Examples include the 1946 Painting above, [I repeat it below] which began by Bacon wanting to paint a bird alighting on a field. But the lines 'suddenly took on a kind of independence and suggested "something totally different," the man under the umbrella'. The portraits might include some organic resemblance, but also something 'more profound… in which the organs… can no longer be discerned'. This follows from '"the paint moving from one contour into another"' [quoting Bacon's interviews]. This shows that the diagram is far from being a coded formula.

1946painting

It is not just that we pass from one form to another, from bird to umbrella, because in the portraits there is only a single form. Referring back to the 1946 Painting, Bacon himself says that the bird existed first in the intention of the painter, but this eventually gave way to a whole, not only the painting, but 'to the umbrella series' (110). We can see the diagram still in the 'scrambled zone, below and to the left' [the confused colours n the 'rug'?] and it communicates 'through the black shore'. If the bird is an intentional figurative element, it develops a correspondence or analogy not to the umbrella form, itself still figurative, but to 'the series or the figural whole': that is the 'specifically aesthetic analogy' — the arms of the meat are analogues to wings, but there are sections of the umbrella which refer to falling or closing. Far from a simple analogy, there are 'completely different relations, which create a complete Figure'.

The diagram ['diagram–accident'] is not transformed but it scrambles the intentional figure of the bird by adding 'non-formal colour patches and traits that function only as traits of birdness, of animality'. These are nonfigurative and it is from then that the 'final whole emerges' and from which the 'power of the pure Figure' appears. The diagram imposes indiscernibility between the two forms — one 'no longer, and the other, not yet'. It stops the second form becoming a conventional figure. Between the two 'it imposes the Figure'. The form has been deformed, subjected to 'original relations which are substituted for the form' — meat flows, the umbrella seizes, the mouth is made jagged like a beak. So 'formless forces' are introduced and distributed, located on the deformed parts.

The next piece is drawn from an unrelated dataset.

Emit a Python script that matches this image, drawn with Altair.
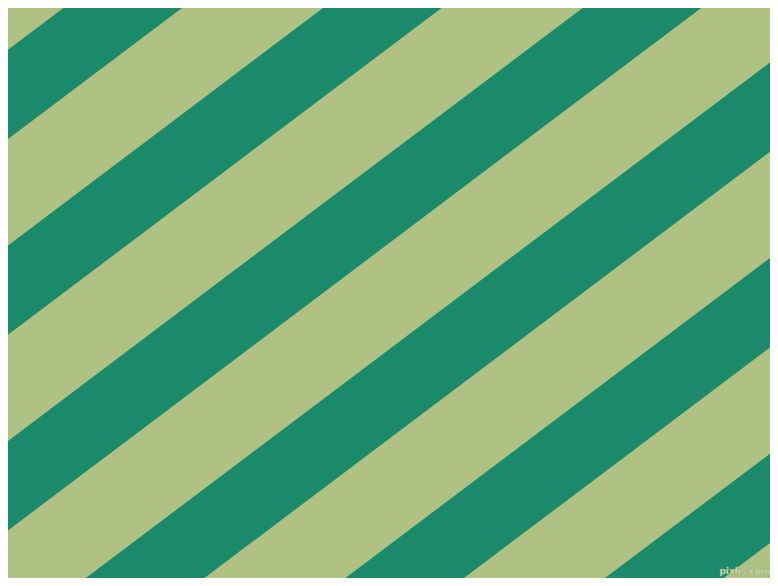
import altair as alt
import pandas as pd

# Upper-edge x positions (at top edge, y=0) of each dark stripe, in reference pixels
stripe_starts = [-185.6, 74.0, 333.6, 593.2, 852.8, 1112.4, 1372.0, 1631.6]
stripe_width_h = [118.6] * len(stripe_starts)   # horizontal width of each dark stripe
slope = 0.7536                                  # rise per run (tan 37 deg)

light = "#B0C283"
dark = "#1A8A6A"

rows = []
for s, w in zip(stripe_starts, stripe_width_h):
    c = s + w / 2
    y_a, y_b = -300.0, 900.0
    rows.append({"x": c - y_a / slope, "y": y_a, "x2": c - y_b / slope, "y2": y_b})
df = pd.DataFrame(rows)

perp = stripe_width_h[0] * 0.6018

xs = alt.Scale(domain=[8, 770], nice=False, zero=False)
ys = alt.Scale(domain=[8, 578], nice=False, zero=False, reverse=True)

stripes = alt.Chart(df).mark_rule(strokeWidth=perp, color=dark, clip=True, strokeCap="butt").encode(
    x=alt.X("x:Q", scale=xs, axis=None),
    y=alt.Y("y:Q", scale=ys, axis=None),
    x2="x2:Q",
    y2="y2:Q",
)

wm = pd.DataFrame({"x": [745], "y": [571], "t": ["pixlis.com"]})
watermark = alt.Chart(wm).mark_text(
    fontSize=9, fontWeight="bold", font="DejaVu Sans", color="#dde6c6",
    stroke="#8fa46a", strokeWidth=0.4, baseline="middle", align="center", clip=True
).encode(
    x=alt.X("x:Q", scale=xs, axis=None),
    y=alt.Y("y:Q", scale=ys, axis=None),
    text="t:N",
)

chart = alt.layer(stripes, watermark).properties(
    width=762, height=570, padding=0, background=light,
    autosize=alt.AutoSizeParams(type="none")
).configure_view(stroke=None, fill=light)

chart.save("out.html", embed_options={"renderer": "svg", "actions": False})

So everything is done inside the same form. We might start with an intentional figurative head, but then scramble it 'from one contour to the other'. (111).This is often done by 'the coloured grey' which permits new relations to appear, the broken tones, a break with resemblance. However, there is 'a more profound resemblance, a nonfigurative resemblance — that is a uniquely figural Image'. We have produced resemblance 'with non-resembling means'. Bacon expresses the general formula in a number of ways, lines as well as colours, traits as well as patches, a notion of distance. So figurative lines can be scrambled by extending or hatching them, new distances, new relations between, as when the mouth goes right across the face [in one of Bacon's own examples] [with a repetition of the example about including the distances of the Sahara in a portrait].

The diagram must remain localised, not cover the entire painting, not create a catastrophe or scramble the whole thing. It is intended to break tones rather than mix colours. It is a manual element which is 'reinjected into the visual whole'. It has consequences which are emergent, and if nothing emerges, it fails. The Figure emerges 'both gradually and all at once' [! The example again is the 1946 Painting — apparently, the whole is given at once, while the series is constructing gradually, which makes far more sense]. We also take different perspectives, as we note 'the heterogeneity of the manual diagram and the visual whole', a shift first from optical eye to hand, and then from the hand to the eye. We can also see these shifts as a process instead, 'a "slow leak,"' (112) [presumably quoting Bacon himself]. In this process, we move from 'hand to haptic eye', from 'manual diagram to haptic vision'.

This is 'the great moment in the act of painting' because it is painting's solution to 'the problem of a pure logic: how to pass from the possibility of fact to the fact itself' [Bacon's terms again apparently, but a note on page 44 notes an analogy to Wittgenstein]. The diagram is the possibility of fact, but the painting presents a particular fact — 'the pictorial fact'. This implies that there are several forms in the one and same Figure, 'like so many necessary accidents continually mounting on top of one another' [citing Bacon again]. This quality overcomes the limits of the figurative and the narrative: the pictorial fact no longer tells a story, and represents only 'its own movement'. Apparently arbitrary elements appear as 'a single continuous flow [Michelangelo was one of the first to depict the pictorial fact instead of a narrative religious fact, we are told in a note on page 144]. Organic resemblances may remain, but something is also revealed — 'the revelation of the body beneath the organism, which makes organisms and their elements crack or swell, imposes a spasm on them, and puts them into relations with forces' both internal and external, sometimes via specific time, and sometimes via eternal time. The bodies in Bacon are not to be understood through narratives of suffering — these are natural postures 'as if we caught them "between" two stories'.

The pictorial fact needs no other justification. Everything is now made clear. The activity of painting in Bacon 'evoke this direct manual activity that traces the possibility of fact' (113). This pictorial fact may have come from the hand, but it can also be seen as 'the formation of a third eye, haptic eye, haptic vision of the eye' which offers a new clarity, surpassing 'the duality of tactile and optical'. It is 'born of the diagram'.